— begin SOURCE MATERIAL —
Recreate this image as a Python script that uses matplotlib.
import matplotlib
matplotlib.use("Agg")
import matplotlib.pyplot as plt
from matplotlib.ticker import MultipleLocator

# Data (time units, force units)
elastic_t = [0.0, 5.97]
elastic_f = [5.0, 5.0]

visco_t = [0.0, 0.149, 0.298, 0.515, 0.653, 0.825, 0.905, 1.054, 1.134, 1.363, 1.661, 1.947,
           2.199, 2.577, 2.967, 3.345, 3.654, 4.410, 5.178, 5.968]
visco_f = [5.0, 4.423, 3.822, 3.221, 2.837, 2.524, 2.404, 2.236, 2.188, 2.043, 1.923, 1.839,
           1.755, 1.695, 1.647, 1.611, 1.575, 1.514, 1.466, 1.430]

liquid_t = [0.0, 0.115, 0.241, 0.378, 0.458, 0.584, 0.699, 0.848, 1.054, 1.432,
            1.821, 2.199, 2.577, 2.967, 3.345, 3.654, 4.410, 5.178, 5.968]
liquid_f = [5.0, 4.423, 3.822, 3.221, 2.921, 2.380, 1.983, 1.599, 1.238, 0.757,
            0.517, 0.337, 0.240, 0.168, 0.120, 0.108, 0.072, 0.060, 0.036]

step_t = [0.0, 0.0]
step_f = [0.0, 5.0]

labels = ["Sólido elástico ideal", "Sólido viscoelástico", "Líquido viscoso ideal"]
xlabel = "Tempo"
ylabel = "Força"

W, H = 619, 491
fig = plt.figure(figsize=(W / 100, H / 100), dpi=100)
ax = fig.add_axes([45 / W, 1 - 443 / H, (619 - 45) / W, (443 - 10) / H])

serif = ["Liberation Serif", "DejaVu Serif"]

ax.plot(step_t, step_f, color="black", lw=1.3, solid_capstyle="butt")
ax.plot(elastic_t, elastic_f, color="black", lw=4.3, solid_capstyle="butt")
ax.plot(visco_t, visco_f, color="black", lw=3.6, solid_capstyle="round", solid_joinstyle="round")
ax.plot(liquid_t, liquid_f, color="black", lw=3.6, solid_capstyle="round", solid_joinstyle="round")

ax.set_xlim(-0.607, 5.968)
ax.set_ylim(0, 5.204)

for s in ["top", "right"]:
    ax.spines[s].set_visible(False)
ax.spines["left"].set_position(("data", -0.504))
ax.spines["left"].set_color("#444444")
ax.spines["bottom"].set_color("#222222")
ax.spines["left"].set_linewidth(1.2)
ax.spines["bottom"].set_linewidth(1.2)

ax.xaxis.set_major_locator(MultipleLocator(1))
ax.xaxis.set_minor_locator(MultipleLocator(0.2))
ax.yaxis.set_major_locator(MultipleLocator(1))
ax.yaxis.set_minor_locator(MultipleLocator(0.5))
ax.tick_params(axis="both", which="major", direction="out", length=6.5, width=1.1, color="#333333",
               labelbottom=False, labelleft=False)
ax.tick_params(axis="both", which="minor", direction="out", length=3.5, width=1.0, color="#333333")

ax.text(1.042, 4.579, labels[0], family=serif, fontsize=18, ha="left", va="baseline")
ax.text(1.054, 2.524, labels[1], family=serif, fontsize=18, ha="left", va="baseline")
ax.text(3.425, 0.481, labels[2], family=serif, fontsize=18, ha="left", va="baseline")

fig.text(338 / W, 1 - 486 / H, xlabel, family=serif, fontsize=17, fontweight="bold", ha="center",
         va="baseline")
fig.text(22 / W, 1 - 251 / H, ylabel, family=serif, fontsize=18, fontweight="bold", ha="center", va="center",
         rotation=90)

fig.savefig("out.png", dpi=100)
— end SOURCE MATERIAL —
**GIVEN TASK:** Copy the data above exactly. Every line must be included.

**RESULT OF THE TASK:**
Recreate this image as a Python script that uses matplotlib.
import matplotlib
matplotlib.use("Agg")
import matplotlib.pyplot as plt
from matplotlib.ticker import MultipleLocator

# Data (time units, force units)
elastic_t = [0.0, 5.97]
elastic_f = [5.0, 5.0]

visco_t = [0.0, 0.149, 0.298, 0.515, 0.653, 0.825, 0.905, 1.054, 1.134, 1.363, 1.661, 1.947,
           2.199, 2.577, 2.967, 3.345, 3.654, 4.410, 5.178, 5.968]
visco_f = [5.0, 4.423, 3.822, 3.221, 2.837, 2.524, 2.404, 2.236, 2.188, 2.043, 1.923, 1.839,
           1.755, 1.695, 1.647, 1.611, 1.575, 1.514, 1.466, 1.430]

liquid_t = [0.0, 0.115, 0.241, 0.378, 0.458, 0.584, 0.699, 0.848, 1.054, 1.432,
            1.821, 2.199, 2.577, 2.967, 3.345, 3.654, 4.410, 5.178, 5.968]
liquid_f = [5.0, 4.423, 3.822, 3.221, 2.921, 2.380, 1.983, 1.599, 1.238, 0.757,
            0.517, 0.337, 0.240, 0.168, 0.120, 0.108, 0.072, 0.060, 0.036]

step_t = [0.0, 0.0]
step_f = [0.0, 5.0]

labels = ["Sólido elástico ideal", "Sólido viscoelástico", "Líquido viscoso ideal"]
xlabel = "Tempo"
ylabel = "Força"

W, H = 619, 491
fig = plt.figure(figsize=(W / 100, H / 100), dpi=100)
ax = fig.add_axes([45 / W, 1 - 443 / H, (619 - 45) / W, (443 - 10) / H])

serif = ["Liberation Serif", "DejaVu Serif"]

ax.plot(step_t, step_f, color="black", lw=1.3, solid_capstyle="butt")
ax.plot(elastic_t, elastic_f, color="black", lw=4.3, solid_capstyle="butt")
ax.plot(visco_t, visco_f, color="black", lw=3.6, solid_capstyle="round", solid_joinstyle="round")
ax.plot(liquid_t, liquid_f, color="black", lw=3.6, solid_capstyle="round", solid_joinstyle="round")

ax.set_xlim(-0.607, 5.968)
ax.set_ylim(0, 5.204)

for s in ["top", "right"]:
    ax.spines[s].set_visible(False)
ax.spines["left"].set_position(("data", -0.504))
ax.spines["left"].set_color("#444444")
ax.spines["bottom"].set_color("#222222")
ax.spines["left"].set_linewidth(1.2)
ax.spines["bottom"].set_linewidth(1.2)

ax.xaxis.set_major_locator(MultipleLocator(1))
ax.xaxis.set_minor_locator(MultipleLocator(0.2))
ax.yaxis.set_major_locator(MultipleLocator(1))
ax.yaxis.set_minor_locator(MultipleLocator(0.5))
ax.tick_params(axis="both", which="major", direction="out", length=6.5, width=1.1, color="#333333",
               labelbottom=False, labelleft=False)
ax.tick_params(axis="both", which="minor", direction="out", length=3.5, width=1.0, color="#333333")

ax.text(1.042, 4.579, labels[0], family=serif, fontsize=18, ha="left", va="baseline")
ax.text(1.054, 2.524, labels[1], family=serif, fontsize=18, ha="left", va="baseline")
ax.text(3.425, 0.481, labels[2], family=serif, fontsize=18, ha="left", va="baseline")

fig.text(338 / W, 1 - 486 / H, xlabel, family=serif, fontsize=17, fontweight="bold", ha="center",
         va="baseline")
fig.text(22 / W, 1 - 251 / H, ylabel, family=serif, fontsize=18, fontweight="bold", ha="center", va="center",
         rotation=90)

fig.savefig("out.png", dpi=100)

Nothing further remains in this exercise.